Pomegranate | Iran

A visit from the sultan

By Economist.com

OMAN'S Sultan Qaboos bin Said al-Said (pictured on the left) has passed many messages between America and the Islamic Republic of Iran during their 34-year long antipathy. He lobbied the Iranians on behalf of the United States to release detained American journalist Roxana Saberi, and eventually pardon three young hikers who were accused of spying in 2009. He also negotiated the release of both Shahrazad Mir Gholikhan and Mojtaba Atarodi, Iranians whom America had imprisoned for allegedly trying to export to Iran night-vision goggles and high-tech lab equipment, respectively.

It is hardly surprising then that the arrival on August 25th of the 72-year-old sultan for a three-day state visit in the same month as the inauguration of President Hassan Rohani (pictured on the right), a more moderate man than his predecessor, has sparked regional media speculation that he brings with him another message from the Americans.

Al-Hayat, a pan-Arab newspaper, quoted sources in Iran as saying that the trip was "not normal and does not fall under normal protocol".Bahar, a publication linked to Iran’s newly-empowered reformist bloc, reported that the sultan was visiting as a precursor to future talks between America and Iran to negotiate a deal on greater nuclear transparency in exchange for sanctions relief. Fararu, a reformist-leaning website, has suggested that a new back channel might be established between the two countries, to pave the way for discussions over Iran’s disputed nuclear programme as well as the crisis in Syria.

Iran’s foreign-ministry spokesperson at first denied that the sultan would bring word from the US, but the foreign minister, Mohammad Javad Zarif, subsequently backtracked, saying that he would wait to see what the sultan might convey. Both America and Iran have softened their rhetoric since the election in June of a presidential candidate who campaigned on improving relations with the West. Iranians are demonstrating a rare cautious optimism that a deal, which would bring much-needed sanctions relief, might be at hand this time.
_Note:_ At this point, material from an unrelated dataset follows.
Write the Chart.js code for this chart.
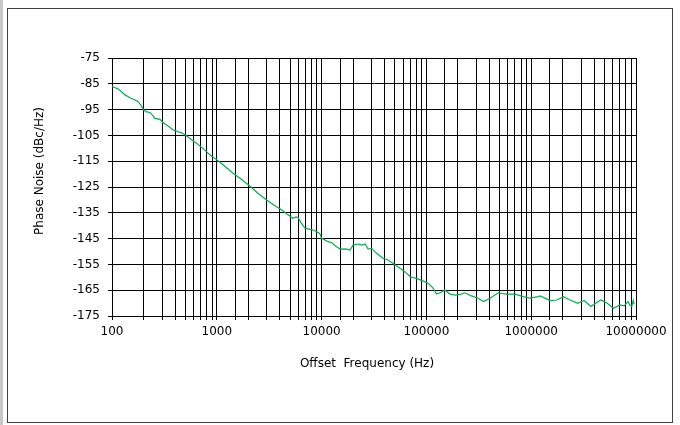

The sultan's trip coincided, meanwhile, with that of Jeffrey Feltman, a former US ambassador to Lebanon, who was visiting as an official of the UN to discuss Syria, and whom the Iranian press described as “the most senior American official to visit Iran since the revolution”. Mr Feltman reportedly trod the line between feeling out for Iranian help over Syria and encouraging calm in the event of an increasingly likely Western intervention against Bashar Assad.

Whatever the speculation over Sultan Qaboos’s trip, he will have had plenty to discuss with his Iranian hosts.